The only question is: when do we start to take corporate responsbility for these things? People want the church to be responsible ("Why don't the church leaders speak out?") or God ("Why does God let this happen?"). But they forget the story of Jonah. They overlook the changes wrought in human society, changes accelerated by the Enlightenment, by the Romantic movement.
When Jonah finally gets to Nineveh, and declares "Thirty days, and Nineveh is overthrown!", the King gets the message, and repents in sack-cloth and ashes. And because the King repents, the people repent, and Nineveh (much to Jonah's chagrin, which makes him one of my favorites) is spared.

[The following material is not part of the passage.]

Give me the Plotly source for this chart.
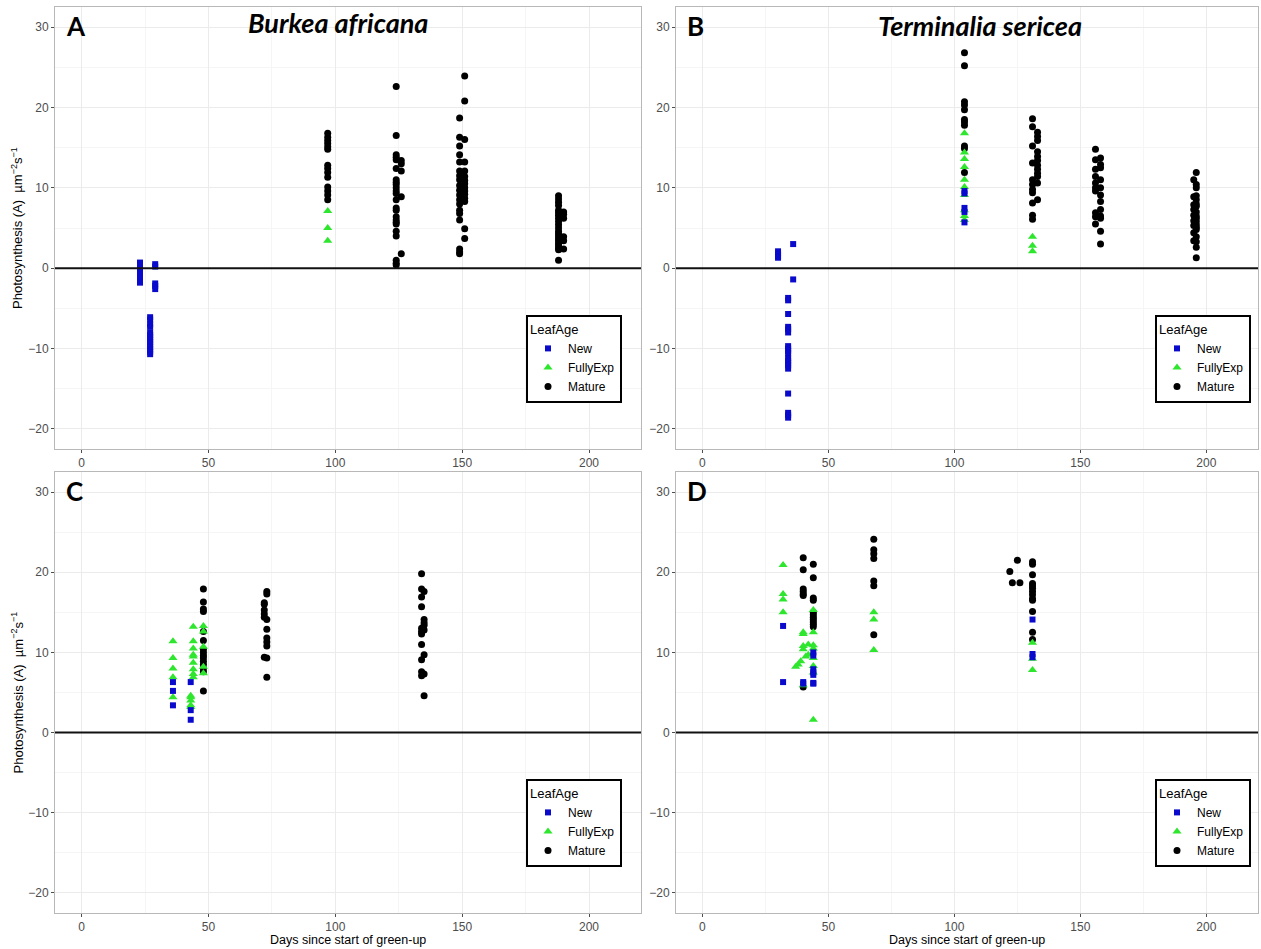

Imagine it today. Imagine the people of this country accepting, taking, corporate responsibility for what they have done wrong. Even our leaders blame everyone else for the failures: the bureaucracy, a scapegoat, "miscommunications," "no one could have foreseen." And do we hold them accountable? No; we re-elect them, and then disapprove of them in polls, anonymously, so again we are not responsible.
When do we finally decide that being sovereign means being responsible, too? We want to live as if Aristotle was right:
But one factor of freedom is to govern and be governed in turn; for the popular [that is, democratic] principle of justice is to have equality according to number, not worth, and if this is the principle of justice prevailing, the multitude must of necessity be sovereign and the decision of the majority must be final and must constitute justice...(Aristotle, Politics, quoted in Rogues, pp. 21-22)But is justice what the majority decides it is? That is our legal system, but is it our moral system as well? And which trumps the other? And how?
Clearly, "Thirty years after Vietnam, we seem to have learned very little."